==== DATA SUPPLIED ====
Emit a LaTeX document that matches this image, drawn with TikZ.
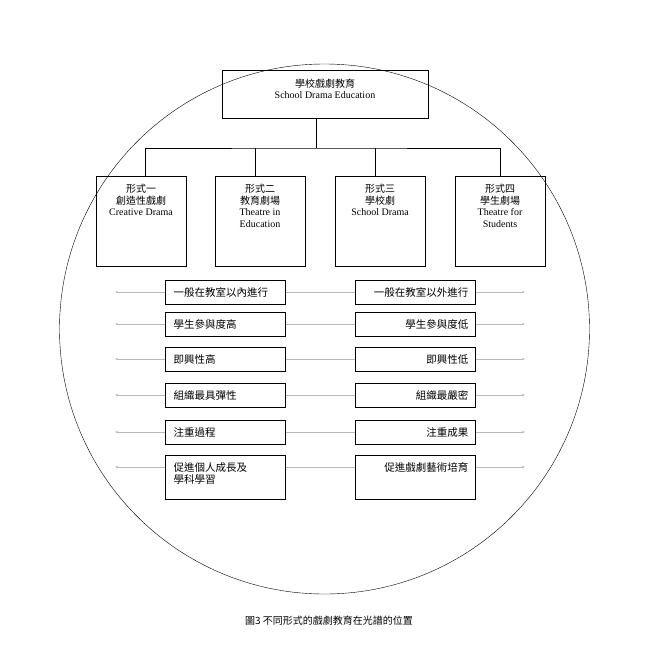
====
==== DATA SUPPLIED ====
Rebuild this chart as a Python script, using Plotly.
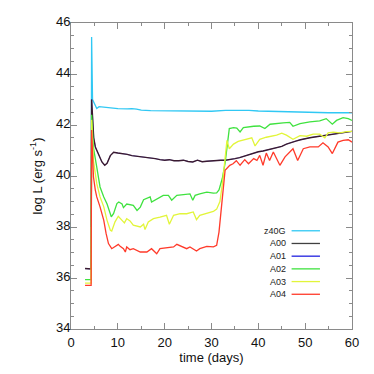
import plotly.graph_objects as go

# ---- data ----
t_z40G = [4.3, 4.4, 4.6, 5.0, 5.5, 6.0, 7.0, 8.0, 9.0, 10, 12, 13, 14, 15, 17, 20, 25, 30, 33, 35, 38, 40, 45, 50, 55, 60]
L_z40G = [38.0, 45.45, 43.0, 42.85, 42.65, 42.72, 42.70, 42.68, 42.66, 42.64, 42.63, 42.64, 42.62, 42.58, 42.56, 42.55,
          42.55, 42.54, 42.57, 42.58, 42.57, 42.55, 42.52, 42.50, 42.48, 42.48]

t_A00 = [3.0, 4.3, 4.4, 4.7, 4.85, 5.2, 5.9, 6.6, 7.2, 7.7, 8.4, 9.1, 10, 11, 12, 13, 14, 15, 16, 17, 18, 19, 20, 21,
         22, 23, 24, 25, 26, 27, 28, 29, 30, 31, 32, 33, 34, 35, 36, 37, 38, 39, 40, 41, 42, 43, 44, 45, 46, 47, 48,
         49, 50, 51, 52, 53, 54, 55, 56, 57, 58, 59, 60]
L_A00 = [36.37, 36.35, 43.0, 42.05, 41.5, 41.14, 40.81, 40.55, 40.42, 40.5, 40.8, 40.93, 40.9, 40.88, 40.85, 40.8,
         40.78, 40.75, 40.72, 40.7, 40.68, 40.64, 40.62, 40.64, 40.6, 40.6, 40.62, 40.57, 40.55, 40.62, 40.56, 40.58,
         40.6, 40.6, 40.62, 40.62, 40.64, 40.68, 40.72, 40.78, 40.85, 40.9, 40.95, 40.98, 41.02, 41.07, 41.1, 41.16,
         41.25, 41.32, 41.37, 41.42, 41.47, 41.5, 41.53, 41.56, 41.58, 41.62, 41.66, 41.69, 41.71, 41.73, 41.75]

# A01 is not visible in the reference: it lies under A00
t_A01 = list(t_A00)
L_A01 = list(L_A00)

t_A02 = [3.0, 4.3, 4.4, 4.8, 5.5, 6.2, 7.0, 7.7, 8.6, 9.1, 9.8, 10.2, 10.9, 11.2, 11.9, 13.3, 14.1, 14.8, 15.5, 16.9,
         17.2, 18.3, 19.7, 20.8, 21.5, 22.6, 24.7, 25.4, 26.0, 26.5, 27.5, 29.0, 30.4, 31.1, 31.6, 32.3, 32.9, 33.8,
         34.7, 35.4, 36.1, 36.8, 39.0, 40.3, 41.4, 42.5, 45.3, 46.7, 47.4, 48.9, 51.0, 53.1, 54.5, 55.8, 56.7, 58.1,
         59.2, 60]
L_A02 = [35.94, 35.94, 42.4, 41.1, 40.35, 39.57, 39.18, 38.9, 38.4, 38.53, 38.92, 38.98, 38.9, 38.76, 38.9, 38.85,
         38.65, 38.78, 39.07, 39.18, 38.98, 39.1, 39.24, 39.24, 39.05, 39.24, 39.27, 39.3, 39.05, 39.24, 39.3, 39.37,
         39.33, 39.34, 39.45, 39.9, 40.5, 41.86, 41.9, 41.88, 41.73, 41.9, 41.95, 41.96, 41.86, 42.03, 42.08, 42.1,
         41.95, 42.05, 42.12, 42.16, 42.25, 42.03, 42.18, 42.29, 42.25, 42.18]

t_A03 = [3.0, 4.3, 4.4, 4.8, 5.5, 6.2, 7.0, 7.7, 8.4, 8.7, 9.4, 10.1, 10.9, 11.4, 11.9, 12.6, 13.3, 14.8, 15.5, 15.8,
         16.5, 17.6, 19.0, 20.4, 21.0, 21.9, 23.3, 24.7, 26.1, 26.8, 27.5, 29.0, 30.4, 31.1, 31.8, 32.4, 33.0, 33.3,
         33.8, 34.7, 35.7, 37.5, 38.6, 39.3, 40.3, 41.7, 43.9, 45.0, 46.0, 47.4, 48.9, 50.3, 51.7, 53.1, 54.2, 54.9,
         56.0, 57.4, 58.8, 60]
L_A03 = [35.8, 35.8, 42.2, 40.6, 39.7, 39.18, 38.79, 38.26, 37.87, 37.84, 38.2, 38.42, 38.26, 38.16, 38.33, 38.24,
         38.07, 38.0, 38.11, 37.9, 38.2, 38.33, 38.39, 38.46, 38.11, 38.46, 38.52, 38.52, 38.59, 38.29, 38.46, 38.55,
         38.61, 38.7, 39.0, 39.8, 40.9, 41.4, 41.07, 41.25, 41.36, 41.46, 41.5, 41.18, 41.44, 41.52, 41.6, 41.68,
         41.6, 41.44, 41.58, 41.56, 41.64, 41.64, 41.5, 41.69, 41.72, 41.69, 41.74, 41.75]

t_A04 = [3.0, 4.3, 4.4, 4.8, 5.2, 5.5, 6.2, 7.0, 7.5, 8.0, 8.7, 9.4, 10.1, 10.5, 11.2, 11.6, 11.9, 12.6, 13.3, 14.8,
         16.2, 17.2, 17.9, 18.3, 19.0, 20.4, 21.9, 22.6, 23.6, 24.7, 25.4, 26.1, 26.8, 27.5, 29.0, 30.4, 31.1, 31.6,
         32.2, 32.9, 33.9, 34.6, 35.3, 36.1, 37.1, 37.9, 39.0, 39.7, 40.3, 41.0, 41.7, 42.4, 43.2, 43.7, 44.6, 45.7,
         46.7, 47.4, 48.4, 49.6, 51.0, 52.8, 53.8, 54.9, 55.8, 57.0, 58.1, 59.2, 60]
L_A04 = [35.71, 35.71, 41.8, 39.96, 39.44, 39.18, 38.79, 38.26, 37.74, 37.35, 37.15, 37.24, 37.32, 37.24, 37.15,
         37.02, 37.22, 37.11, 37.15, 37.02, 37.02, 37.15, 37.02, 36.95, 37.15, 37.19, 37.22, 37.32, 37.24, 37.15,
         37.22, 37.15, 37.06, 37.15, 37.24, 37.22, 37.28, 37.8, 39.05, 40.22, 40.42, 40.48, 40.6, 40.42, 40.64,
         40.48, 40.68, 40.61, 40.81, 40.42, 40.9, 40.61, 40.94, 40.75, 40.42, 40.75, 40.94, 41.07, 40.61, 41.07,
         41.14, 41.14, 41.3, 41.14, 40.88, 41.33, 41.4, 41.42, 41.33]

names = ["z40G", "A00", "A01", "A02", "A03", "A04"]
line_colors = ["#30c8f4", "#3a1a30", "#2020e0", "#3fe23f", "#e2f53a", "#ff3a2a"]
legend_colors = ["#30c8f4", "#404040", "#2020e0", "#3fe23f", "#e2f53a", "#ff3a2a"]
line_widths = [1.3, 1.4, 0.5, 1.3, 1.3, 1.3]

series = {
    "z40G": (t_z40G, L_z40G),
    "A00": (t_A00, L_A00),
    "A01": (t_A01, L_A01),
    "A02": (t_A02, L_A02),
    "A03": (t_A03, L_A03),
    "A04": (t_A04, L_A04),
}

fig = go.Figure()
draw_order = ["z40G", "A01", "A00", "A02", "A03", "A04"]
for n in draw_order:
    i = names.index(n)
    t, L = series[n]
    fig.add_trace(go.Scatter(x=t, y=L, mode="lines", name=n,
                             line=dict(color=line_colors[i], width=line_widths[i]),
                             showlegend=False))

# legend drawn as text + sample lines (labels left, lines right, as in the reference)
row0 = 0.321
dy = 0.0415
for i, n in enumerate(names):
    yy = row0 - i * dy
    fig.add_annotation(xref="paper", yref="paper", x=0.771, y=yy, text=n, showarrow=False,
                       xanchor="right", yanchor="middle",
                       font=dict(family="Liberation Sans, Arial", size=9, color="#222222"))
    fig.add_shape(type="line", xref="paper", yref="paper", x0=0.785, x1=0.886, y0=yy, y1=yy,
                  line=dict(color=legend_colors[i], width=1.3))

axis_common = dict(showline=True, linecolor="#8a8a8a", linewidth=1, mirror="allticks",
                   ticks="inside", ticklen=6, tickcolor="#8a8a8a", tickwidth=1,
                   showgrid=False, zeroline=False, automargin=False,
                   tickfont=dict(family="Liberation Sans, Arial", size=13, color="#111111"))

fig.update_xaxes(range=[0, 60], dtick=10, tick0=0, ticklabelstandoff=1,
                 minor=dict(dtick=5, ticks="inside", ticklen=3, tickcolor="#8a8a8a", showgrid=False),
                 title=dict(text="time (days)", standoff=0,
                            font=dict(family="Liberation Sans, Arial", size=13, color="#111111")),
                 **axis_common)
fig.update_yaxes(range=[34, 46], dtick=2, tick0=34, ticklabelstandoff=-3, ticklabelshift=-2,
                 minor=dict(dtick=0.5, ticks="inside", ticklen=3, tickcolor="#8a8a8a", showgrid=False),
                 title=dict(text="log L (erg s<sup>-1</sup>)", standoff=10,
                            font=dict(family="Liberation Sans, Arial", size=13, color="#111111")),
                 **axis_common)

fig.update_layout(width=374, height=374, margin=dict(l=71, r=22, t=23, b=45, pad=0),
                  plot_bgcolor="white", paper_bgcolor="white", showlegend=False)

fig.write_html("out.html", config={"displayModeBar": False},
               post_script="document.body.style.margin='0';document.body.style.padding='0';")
====
SHORT TASK: All lines above starting at the one with "Rebuild this chart" and ending at the one with "L_A01 = list(L_A00)", inclusive, are to be printed again exactly, with the pictures left out.

ANSWER IN FULL:
Rebuild this chart as a Python script, using Plotly.
import plotly.graph_objects as go

# ---- data ----
t_z40G = [4.3, 4.4, 4.6, 5.0, 5.5, 6.0, 7.0, 8.0, 9.0, 10, 12, 13, 14, 15, 17, 20, 25, 30, 33, 35, 38, 40, 45, 50, 55, 60]
L_z40G = [38.0, 45.45, 43.0, 42.85, 42.65, 42.72, 42.70, 42.68, 42.66, 42.64, 42.63, 42.64, 42.62, 42.58, 42.56, 42.55,
          42.55, 42.54, 42.57, 42.58, 42.57, 42.55, 42.52, 42.50, 42.48, 42.48]

t_A00 = [3.0, 4.3, 4.4, 4.7, 4.85, 5.2, 5.9, 6.6, 7.2, 7.7, 8.4, 9.1, 10, 11, 12, 13, 14, 15, 16, 17, 18, 19, 20, 21,
         22, 23, 24, 25, 26, 27, 28, 29, 30, 31, 32, 33, 34, 35, 36, 37, 38, 39, 40, 41, 42, 43, 44, 45, 46, 47, 48,
         49, 50, 51, 52, 53, 54, 55, 56, 57, 58, 59, 60]
L_A00 = [36.37, 36.35, 43.0, 42.05, 41.5, 41.14, 40.81, 40.55, 40.42, 40.5, 40.8, 40.93, 40.9, 40.88, 40.85, 40.8,
         40.78, 40.75, 40.72, 40.7, 40.68, 40.64, 40.62, 40.64, 40.6, 40.6, 40.62, 40.57, 40.55, 40.62, 40.56, 40.58,
         40.6, 40.6, 40.62, 40.62, 40.64, 40.68, 40.72, 40.78, 40.85, 40.9, 40.95, 40.98, 41.02, 41.07, 41.1, 41.16,
         41.25, 41.32, 41.37, 41.42, 41.47, 41.5, 41.53, 41.56, 41.58, 41.62, 41.66, 41.69, 41.71, 41.73, 41.75]

# A01 is not visible in the reference: it lies under A00
t_A01 = list(t_A00)
L_A01 = list(L_A00)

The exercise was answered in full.